On Fri, Apr 29, 2016 at 10:26 AM, Dannon Baker notifications@github.com wrote:
I actually talked about this with @afgane https://github.com/afgane again somewhat recently as well, for being able to have 'views' to other galaxies from, say, a cloud instance. It's definitely something we're interested in, though it's not an immediate priority (so, if you wanted to take a stab at this @golharam https://github.com/golharam, that'd be super cool and I'd be happy to try to figure out a plan with you).
— You are receiving this because you were mentioned. Reply to this email directly or view it on GitHub https://github.com/galaxyproject/galaxy/issues/1568#issuecomment-215734512
@golharam sorry that we missed your last question. Do you still plan to work on this? What do you need?
I have an idea for a feature for galaxy and bioblend: namely I'd like to have access to data libraries with files located in S3. Similar to the ObjectStore, but for data library files instead of datasets. Currently, the data library and bioblend support "links" to files, where a data library can simply "point" to a file's location on a local disk and users can pull the datasets into their current histories to begin an analysis. It would be interesting to have similar functionality for remote file locations.

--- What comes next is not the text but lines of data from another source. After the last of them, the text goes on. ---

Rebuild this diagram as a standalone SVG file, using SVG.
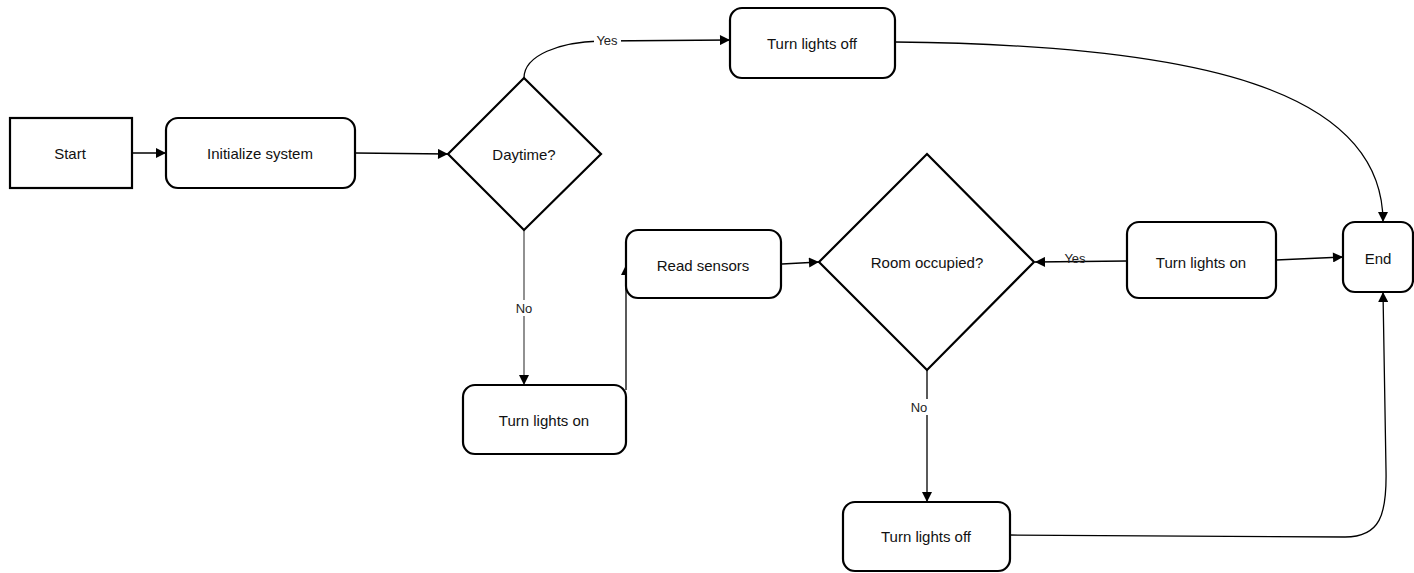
<svg xmlns="http://www.w3.org/2000/svg" width="1414" height="573" viewBox="0 0 1414 573">
<defs>
<marker id="arr" viewBox="0 0 10 10" refX="10" refY="5" markerWidth="11" markerHeight="10" markerUnits="userSpaceOnUse" orient="auto">
<path d="M0,0 L10,5 L0,10 Z" fill="#000"/>
</marker>
<style>
.node{fill:#fff;stroke:#000;stroke-width:2.2}
.lbl{font-family:"Liberation Sans",Arial,sans-serif;font-size:15px;fill:#111;text-anchor:middle;dominant-baseline:central}
.elbl{font-family:"Liberation Sans",Arial,sans-serif;font-size:13px;fill:#222;text-anchor:middle;dominant-baseline:central}
.edge{fill:none;stroke:#000;stroke-width:1.3;marker-end:url(#arr)}
.lblbg{fill:#fff}
</style>
</defs>
<rect width="1414" height="573" fill="#fff"/>
<g id="connectors">
<path class="edge" d="M132,153 L166,153"/>
<path class="edge" d="M355,153 L448,154"/>
<path class="edge" d="M524,78 C524,55 560,42 600,41 L730,40"/>
<path class="edge" d="M895,42 C1200,45 1383,90 1383,222"/>
<path class="edge" style="stroke:#555" d="M524,230 L524,385"/>
<path class="edge" d="M626,390 L626,265"/>
<path class="edge" d="M782,264 L819,262"/>
<path class="edge" d="M1127,261 L1035,262"/>
<path class="edge" d="M1276,260 L1343,257"/>
<path class="edge" d="M927,370 L927,502"/>
<path class="edge" d="M1010,535 L1345,537 C1380,537 1387,515 1386,470 L1383,292"/>
<rect class="lblbg" x="594" y="32" width="27" height="16"/>
<text class="elbl" x="607" y="40">Yes</text>
<rect class="lblbg" x="513" y="300" width="22" height="16"/>
<text class="elbl" x="524" y="308">No</text>
<rect class="lblbg" x="909" y="399" width="22" height="16"/>
<text class="elbl" x="919" y="407">No</text>
<text class="elbl" x="1075" y="258">Yes</text>
</g>
<g id="start"><rect class="node" x="10" y="118" width="122" height="70"/><text class="lbl" x="70" y="153">Start</text></g>
<g id="init"><rect class="node" x="166" y="118" width="189" height="70" rx="12"/><text class="lbl" x="260" y="153">Initialize system</text></g>
<g id="daytime"><polygon class="node" points="524,78 601,154 524,230 448,154"/><text class="lbl" x="524" y="154">Daytime?</text></g>
<g id="off1"><rect class="node" x="730" y="8" width="165" height="70" rx="12"/><text class="lbl" x="812" y="43">Turn lights off</text></g>
<g id="on1"><rect class="node" x="463" y="385" width="163" height="69" rx="12"/><text class="lbl" x="544" y="420">Turn lights on</text></g>
<g id="read"><rect class="node" x="626" y="230" width="155" height="68" rx="12"/><text class="lbl" x="703" y="265">Read sensors</text></g>
<g id="room"><polygon class="node" points="927,154 1034,262 927,370 819,262"/><text class="lbl" x="927" y="262">Room occupied?</text></g>
<g id="on2"><rect class="node" x="1127" y="222" width="149" height="76" rx="12"/><text class="lbl" x="1201" y="262">Turn lights on</text></g>
<g id="end"><rect class="node" x="1343" y="222" width="70" height="70" rx="12"/><text class="lbl" x="1378" y="258">End</text></g>
<g id="off2"><rect class="node" x="843" y="502" width="167" height="69" rx="12"/><text class="lbl" x="926" y="536">Turn lights off</text></g>
</svg>
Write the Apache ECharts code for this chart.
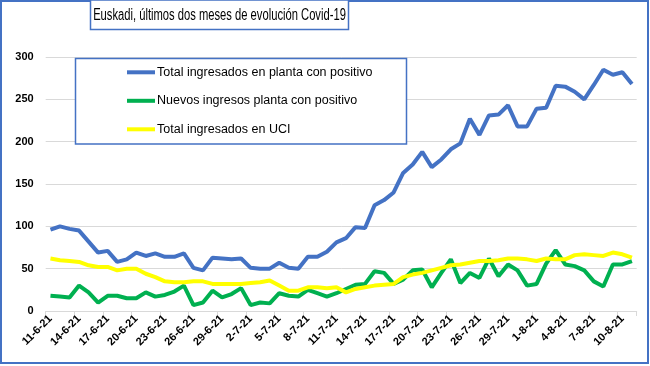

AFAIK the current implementation of the data libraries can retrieve publically available files from S3 or an ftp site with a certain bioblend method, but there is no set of methods to tell galaxy to instead retrieve the files only when needed and to store the url in the meanwhile. Of course there is no guarantee that the files would actually be there, but the same is true for the "links" to files mentioned above. Perhaps there is some way to manage this edge case.
I'd like to begin work on this feature for the galaxy community, but I don't know where to start in the Galaxy codebase. @dannon who is the expert on data libraries so that I can begin working on this feature?